§ DATA SUPPLIED:
>>>
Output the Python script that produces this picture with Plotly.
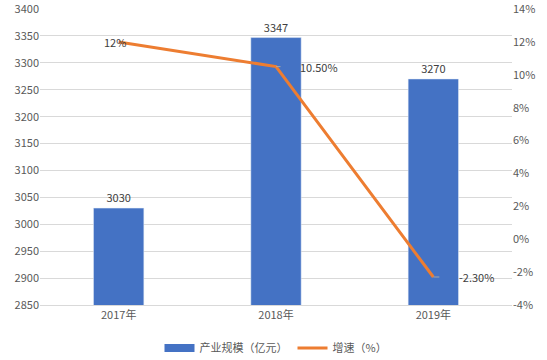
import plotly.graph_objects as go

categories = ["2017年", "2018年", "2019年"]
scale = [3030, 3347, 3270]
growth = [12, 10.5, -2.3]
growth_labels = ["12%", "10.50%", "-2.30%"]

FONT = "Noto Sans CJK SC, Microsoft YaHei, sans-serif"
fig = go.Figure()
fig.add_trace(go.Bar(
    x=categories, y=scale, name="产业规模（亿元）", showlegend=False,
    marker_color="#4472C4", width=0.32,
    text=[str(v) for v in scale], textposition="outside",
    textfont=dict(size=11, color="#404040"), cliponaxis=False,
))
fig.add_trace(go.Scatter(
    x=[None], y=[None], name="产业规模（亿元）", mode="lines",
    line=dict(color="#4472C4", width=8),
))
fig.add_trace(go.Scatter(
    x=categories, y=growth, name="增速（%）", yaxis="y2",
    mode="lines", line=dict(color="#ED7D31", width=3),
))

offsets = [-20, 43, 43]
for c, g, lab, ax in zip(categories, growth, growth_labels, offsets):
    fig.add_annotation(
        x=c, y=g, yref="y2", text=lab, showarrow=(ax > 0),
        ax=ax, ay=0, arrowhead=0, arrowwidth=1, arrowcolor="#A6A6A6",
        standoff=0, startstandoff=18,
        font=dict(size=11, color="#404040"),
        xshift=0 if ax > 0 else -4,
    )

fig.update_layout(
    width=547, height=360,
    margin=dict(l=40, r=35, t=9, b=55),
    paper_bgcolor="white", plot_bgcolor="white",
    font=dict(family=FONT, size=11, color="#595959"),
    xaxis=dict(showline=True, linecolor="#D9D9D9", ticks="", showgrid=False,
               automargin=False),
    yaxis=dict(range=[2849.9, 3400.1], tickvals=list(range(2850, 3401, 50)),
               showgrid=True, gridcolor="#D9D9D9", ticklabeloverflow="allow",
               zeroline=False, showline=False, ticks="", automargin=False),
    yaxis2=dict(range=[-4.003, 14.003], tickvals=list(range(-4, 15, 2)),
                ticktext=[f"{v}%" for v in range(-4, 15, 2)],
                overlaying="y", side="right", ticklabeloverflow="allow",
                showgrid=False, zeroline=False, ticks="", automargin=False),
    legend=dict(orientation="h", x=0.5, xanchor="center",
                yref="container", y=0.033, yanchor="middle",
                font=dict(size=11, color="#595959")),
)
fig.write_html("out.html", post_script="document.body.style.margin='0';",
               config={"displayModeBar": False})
<<<
>>>
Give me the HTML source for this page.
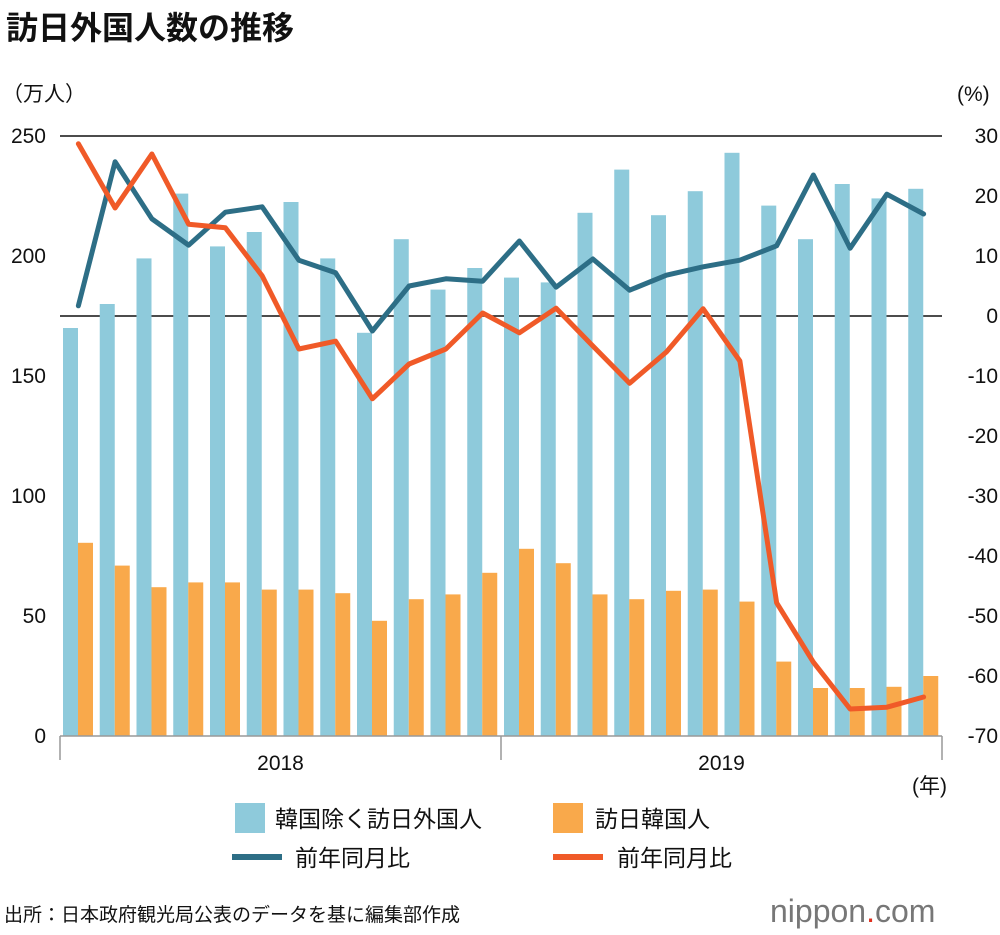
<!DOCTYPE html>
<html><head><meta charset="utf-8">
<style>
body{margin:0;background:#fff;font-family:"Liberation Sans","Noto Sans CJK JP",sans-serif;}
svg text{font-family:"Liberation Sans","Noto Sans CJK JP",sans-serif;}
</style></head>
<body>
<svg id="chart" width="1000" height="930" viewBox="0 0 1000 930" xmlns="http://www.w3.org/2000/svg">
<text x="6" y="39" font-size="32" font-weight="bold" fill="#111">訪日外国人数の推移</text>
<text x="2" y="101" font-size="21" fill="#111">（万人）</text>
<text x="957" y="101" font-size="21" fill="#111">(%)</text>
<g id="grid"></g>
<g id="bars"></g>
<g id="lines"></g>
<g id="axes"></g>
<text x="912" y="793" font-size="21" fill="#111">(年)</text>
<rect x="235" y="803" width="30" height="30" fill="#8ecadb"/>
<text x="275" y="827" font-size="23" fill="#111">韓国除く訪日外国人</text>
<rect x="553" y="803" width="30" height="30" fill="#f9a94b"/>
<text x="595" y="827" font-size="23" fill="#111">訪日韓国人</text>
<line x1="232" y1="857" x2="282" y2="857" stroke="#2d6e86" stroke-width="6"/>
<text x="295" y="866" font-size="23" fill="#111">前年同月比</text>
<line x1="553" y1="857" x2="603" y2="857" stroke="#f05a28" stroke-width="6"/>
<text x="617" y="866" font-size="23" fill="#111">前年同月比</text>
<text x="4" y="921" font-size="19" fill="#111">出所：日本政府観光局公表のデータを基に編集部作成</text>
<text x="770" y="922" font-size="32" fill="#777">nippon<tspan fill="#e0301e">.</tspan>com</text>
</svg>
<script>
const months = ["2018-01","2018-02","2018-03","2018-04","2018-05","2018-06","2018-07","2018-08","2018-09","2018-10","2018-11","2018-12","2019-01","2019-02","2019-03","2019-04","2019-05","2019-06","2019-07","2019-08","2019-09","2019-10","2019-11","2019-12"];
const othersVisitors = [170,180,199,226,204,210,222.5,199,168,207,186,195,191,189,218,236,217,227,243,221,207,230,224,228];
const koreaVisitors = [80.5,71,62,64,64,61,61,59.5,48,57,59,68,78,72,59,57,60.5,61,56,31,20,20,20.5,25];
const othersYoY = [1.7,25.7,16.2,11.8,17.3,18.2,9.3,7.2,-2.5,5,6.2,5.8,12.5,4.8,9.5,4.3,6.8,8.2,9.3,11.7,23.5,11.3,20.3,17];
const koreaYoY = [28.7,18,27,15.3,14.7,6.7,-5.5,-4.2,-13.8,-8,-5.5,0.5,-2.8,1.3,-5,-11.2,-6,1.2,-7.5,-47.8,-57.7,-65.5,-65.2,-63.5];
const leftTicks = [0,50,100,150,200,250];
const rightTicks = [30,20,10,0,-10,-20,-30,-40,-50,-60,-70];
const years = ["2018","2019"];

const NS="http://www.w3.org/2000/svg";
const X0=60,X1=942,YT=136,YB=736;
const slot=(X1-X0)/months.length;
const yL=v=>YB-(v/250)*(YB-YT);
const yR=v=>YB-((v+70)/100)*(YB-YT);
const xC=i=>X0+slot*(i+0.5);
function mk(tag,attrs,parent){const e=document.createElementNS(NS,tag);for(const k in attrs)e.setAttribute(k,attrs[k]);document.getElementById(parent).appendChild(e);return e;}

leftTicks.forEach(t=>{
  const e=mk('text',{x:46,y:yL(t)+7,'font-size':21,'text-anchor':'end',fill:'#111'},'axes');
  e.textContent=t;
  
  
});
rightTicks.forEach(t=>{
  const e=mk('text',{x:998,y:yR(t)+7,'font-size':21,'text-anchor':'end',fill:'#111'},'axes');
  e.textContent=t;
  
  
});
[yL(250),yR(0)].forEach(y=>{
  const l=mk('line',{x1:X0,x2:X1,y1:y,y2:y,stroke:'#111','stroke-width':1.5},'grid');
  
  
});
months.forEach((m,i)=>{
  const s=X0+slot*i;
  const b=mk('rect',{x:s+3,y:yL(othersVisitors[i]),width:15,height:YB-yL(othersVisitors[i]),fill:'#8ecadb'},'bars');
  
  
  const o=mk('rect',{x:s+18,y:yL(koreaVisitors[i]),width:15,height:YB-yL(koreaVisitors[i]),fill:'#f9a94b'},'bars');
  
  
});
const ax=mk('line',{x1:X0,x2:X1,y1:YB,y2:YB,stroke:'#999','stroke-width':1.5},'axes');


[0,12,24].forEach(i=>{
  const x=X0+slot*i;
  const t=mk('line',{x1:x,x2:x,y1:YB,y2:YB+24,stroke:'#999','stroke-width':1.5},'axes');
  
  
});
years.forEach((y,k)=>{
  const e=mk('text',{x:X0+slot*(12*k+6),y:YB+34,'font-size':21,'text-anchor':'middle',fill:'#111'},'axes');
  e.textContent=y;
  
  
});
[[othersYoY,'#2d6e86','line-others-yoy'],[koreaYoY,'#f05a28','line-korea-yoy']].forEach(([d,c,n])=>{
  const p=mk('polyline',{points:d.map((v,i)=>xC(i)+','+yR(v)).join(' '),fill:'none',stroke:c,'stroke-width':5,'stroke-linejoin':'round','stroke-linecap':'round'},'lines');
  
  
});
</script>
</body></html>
<<<
>>>
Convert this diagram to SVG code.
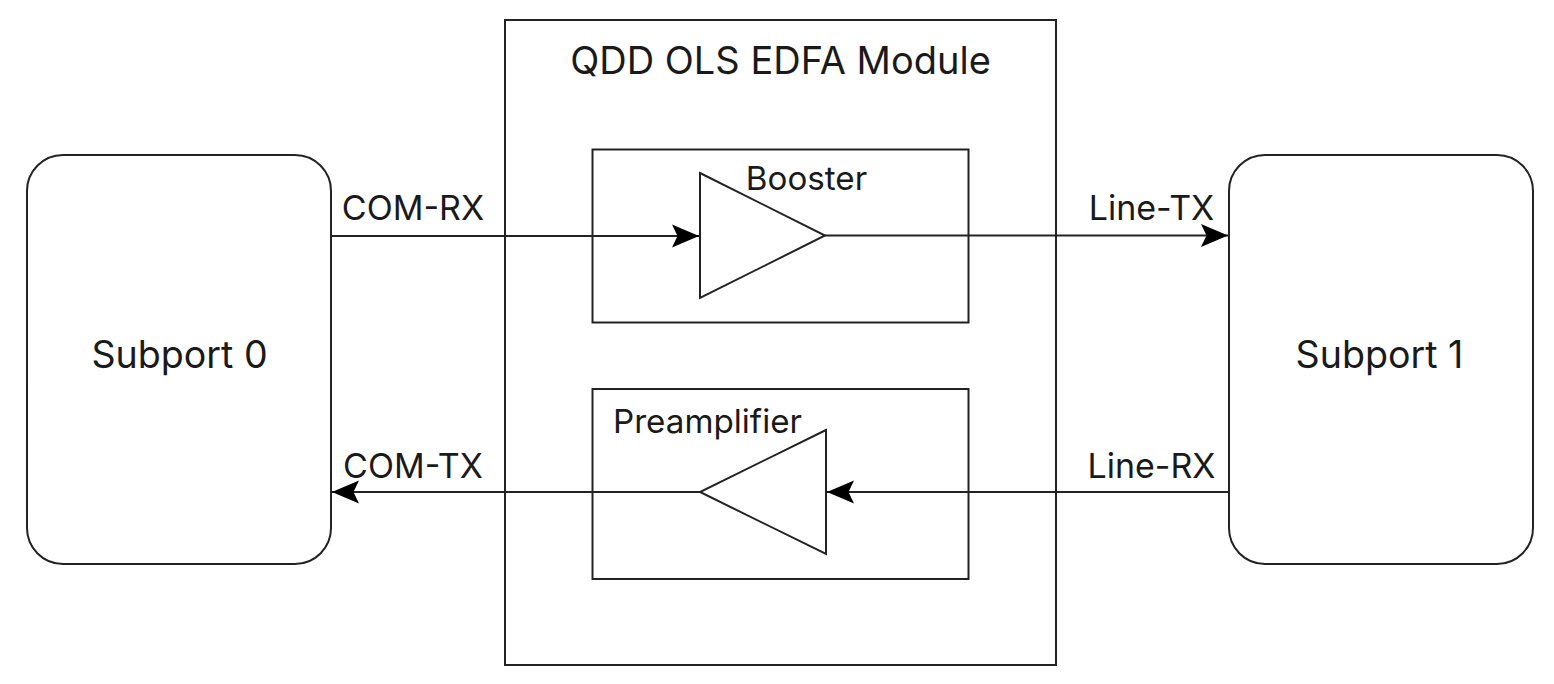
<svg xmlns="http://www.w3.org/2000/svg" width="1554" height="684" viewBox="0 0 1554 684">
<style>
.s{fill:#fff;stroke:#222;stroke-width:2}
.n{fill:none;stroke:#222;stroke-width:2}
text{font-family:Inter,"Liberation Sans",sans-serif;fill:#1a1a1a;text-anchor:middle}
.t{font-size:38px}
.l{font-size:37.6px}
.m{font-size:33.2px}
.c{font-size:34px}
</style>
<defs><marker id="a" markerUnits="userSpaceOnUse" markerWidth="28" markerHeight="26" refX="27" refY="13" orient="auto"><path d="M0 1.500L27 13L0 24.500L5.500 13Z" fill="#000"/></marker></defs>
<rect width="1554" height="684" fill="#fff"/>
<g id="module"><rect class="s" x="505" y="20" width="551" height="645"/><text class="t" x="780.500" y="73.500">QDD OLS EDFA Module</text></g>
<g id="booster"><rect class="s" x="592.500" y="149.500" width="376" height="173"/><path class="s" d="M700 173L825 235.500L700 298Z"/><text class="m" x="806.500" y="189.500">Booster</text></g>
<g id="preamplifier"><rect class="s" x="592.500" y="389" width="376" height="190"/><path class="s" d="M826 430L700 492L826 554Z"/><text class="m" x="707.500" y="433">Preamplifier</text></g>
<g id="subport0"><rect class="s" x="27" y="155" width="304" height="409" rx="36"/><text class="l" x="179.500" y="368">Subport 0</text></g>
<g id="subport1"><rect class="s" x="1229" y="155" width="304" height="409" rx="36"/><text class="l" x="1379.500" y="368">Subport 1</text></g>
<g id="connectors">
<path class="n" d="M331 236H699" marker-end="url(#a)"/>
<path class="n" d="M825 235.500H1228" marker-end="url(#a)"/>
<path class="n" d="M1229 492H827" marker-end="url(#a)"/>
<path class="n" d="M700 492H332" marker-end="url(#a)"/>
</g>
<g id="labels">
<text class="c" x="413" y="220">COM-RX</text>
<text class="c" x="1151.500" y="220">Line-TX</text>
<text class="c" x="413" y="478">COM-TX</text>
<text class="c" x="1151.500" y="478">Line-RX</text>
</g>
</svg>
<<<
§ STATED GOAL:
Of the lines in the data, how many contain the word "this"? Provide the number and nothing further.

§ RESULT:
3